• **TASK INSTRUCTIONS**
Your task is to repeat the lines from the line with "What Altair code" to the line with "import pandas as pd", both ends included, and nothing else. Pictures stay out of the copy.

• **DATA SECTION**
•••

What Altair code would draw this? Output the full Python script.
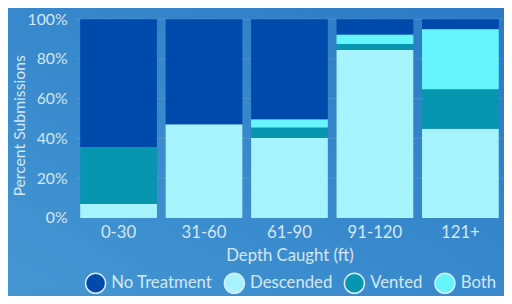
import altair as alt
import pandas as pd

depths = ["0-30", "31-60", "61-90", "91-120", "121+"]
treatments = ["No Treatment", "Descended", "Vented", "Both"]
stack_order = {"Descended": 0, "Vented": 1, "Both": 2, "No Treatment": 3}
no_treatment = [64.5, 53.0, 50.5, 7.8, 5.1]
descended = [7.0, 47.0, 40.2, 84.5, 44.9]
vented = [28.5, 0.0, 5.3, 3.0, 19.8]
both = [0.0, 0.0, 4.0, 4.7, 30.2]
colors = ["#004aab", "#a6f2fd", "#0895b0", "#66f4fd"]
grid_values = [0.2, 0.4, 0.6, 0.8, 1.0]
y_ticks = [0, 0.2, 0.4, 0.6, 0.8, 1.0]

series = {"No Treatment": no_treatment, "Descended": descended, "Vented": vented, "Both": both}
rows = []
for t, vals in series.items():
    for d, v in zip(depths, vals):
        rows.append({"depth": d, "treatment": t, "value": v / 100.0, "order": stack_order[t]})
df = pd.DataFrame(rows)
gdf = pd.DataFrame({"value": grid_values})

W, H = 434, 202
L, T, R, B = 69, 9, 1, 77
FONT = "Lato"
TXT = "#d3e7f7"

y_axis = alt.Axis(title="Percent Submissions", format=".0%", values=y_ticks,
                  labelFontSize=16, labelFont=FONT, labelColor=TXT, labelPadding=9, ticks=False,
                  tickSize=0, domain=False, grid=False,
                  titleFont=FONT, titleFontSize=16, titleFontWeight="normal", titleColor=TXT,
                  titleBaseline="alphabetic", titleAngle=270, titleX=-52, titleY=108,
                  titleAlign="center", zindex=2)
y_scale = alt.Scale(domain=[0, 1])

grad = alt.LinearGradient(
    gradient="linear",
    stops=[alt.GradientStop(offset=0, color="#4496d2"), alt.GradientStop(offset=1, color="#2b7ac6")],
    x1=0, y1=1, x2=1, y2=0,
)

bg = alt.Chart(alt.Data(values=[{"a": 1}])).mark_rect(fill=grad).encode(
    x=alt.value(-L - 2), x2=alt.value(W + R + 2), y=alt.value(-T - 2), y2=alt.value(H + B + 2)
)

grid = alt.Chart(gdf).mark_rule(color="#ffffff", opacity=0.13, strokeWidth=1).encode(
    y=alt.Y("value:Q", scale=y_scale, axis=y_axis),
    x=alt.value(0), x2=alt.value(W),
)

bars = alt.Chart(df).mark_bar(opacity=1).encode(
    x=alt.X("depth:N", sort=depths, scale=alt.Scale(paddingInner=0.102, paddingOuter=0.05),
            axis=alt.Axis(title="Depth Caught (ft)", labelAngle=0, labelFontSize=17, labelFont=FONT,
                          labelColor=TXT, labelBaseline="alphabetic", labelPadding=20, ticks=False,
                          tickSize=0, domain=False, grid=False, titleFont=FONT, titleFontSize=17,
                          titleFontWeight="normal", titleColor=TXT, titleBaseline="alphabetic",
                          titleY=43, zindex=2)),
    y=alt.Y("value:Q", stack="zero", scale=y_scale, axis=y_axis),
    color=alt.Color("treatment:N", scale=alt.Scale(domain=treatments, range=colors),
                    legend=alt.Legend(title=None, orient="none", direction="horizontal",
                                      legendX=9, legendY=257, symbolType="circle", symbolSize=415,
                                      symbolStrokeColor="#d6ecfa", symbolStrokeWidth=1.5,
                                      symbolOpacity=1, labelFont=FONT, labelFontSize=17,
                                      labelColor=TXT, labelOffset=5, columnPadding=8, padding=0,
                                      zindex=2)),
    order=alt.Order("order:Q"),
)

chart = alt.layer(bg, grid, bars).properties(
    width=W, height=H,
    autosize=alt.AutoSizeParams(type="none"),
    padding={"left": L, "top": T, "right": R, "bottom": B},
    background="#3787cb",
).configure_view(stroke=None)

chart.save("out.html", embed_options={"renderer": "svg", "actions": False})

•••

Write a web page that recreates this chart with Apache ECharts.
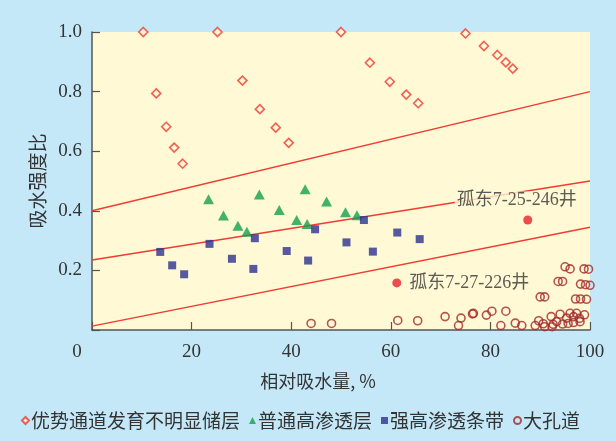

•••

• **RESULT OF THE TASK**
What Altair code would draw this? Output the full Python script.
import altair as alt
import pandas as pd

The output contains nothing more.